Kleist’s The Prince of Homburg, written around 1810, is a play shot through with ambiguity and altered states. It was also seen, at the time of its creation, as a direct challenge to the authority of the ruling classes. Now recognized as one of the masterpieces of German theatre, the play is rarely seen on British stages, and not just because of the difficulty of rendering this work into English. Neil Bartlett’s translation, however, does a fine job of capturing Kleist’s unique energy of expression and style. So what The Prince of Homburg is actually about? In many ways, the play is essentially unknowable. But on the face of it, it is a story about a soldier whose response, after being tricked into a waking dream where he is crowned with a wreath of victory, is to promptly go into battle, disobey his orders, and—win a great victory for his side.
After the battle (often the end of the story in a more conventional play) is where this drama really begins. Kleist sets the audience an intriguing puzzle: since the Prince did not know whether he was awake or dreaming when he was crowned with the victor’s wreath, can he be held responsible for disobeying orders to achieve the dream? Is his commanding officer, the Elector, really to blame, since it was he who set up the whole scene for his own amusement? This enlightened despot disingenuously argues that he must follow the law when the courts sentence Homburg to death, but then the officers in his army rebel. When the Princess Natalie, who has fallen in love with Homburg, makes an impassioned plea for her lover’s life—it is not her emotions that carry weight with the Elector, but her cleverly nuanced argument that he will look bad if he allows a man of honour to be executed for following his heart. At this point the Elector caves of course, but sets up a poison pill for Homburg. The Prince must now decide whether to make the expedient argument to save his life, or do what a man of honour would do, which is to sacrifice himself willingly for his country.
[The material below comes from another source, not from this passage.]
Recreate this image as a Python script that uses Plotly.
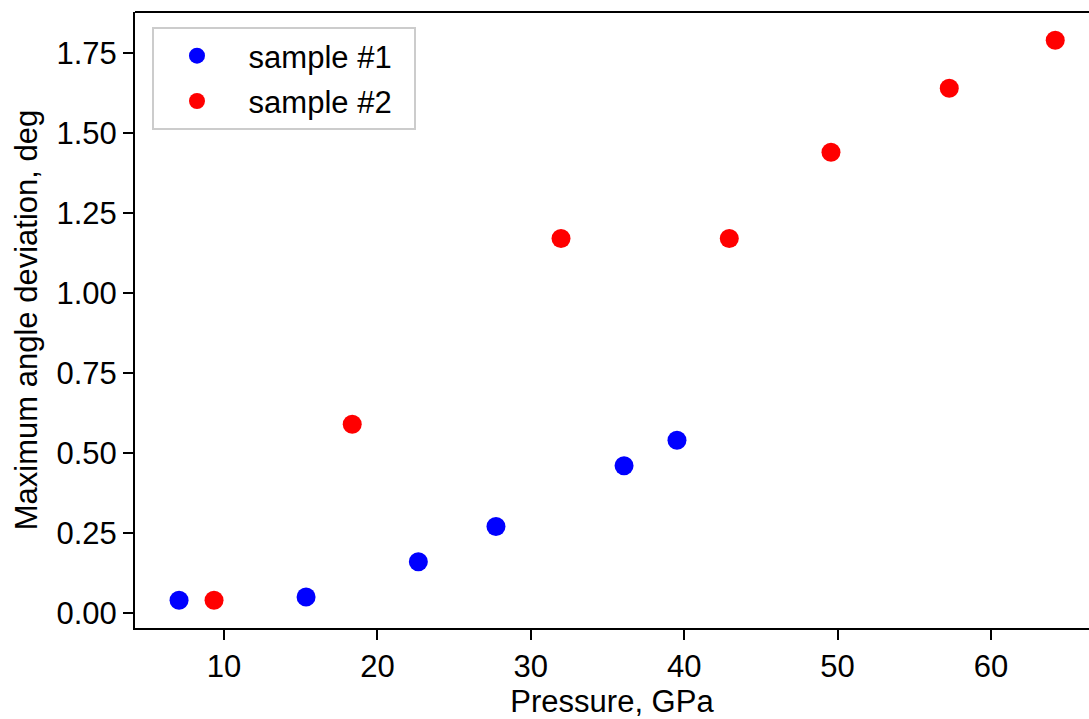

Kleist pulls off a remarkable sleight of hand with this material, managing all these reversals of fortune in a way that undercuts expectations, while paradoxically heightening the audience’s experience through the dramatization of highly ambiguous dream states. In these states, the characters confront all the big stuff like life and love; death and immortality. Coupled with crafting a language uniquely suited to these dramatic innovations, Kleist engages the our imaginations, and our sense of what is possible in the theatre. The Prince of Homburg is like Hamlet in this regard, in that the more we engage with it, the greater it becomes.
Júlia Leval, freely adapting and directing this production of The Prince of Homburg, has come up with some innovative ideas for casting and staging. The Prince is played by Lucy Mackay, a fine actress, but lacking the experience for such a difficult role. Most of the cast (recently graduated from LAMDA) also seems rather adrift in the stormy waters of Kleist’s rhetoric, though Will Bishop is a confident Elector. A pared down set designed by Zoe Brennan has some beautifully ironic touches—a small bush for the laurel tree that Homburg uses to build the wreath for example, and a small white house that stands in for palaces and churches as well as a throne. Alistair Lax’s sound design helps to heighten the dream sequences.
Don’t miss your chance to see this seldom performed masterpiece. It’s worth making the journey to The Isle of Dogs to see it, and The Space is an always welcoming venue which has a reputation for programming important drama. This production of The Prince of Homburg is no exception.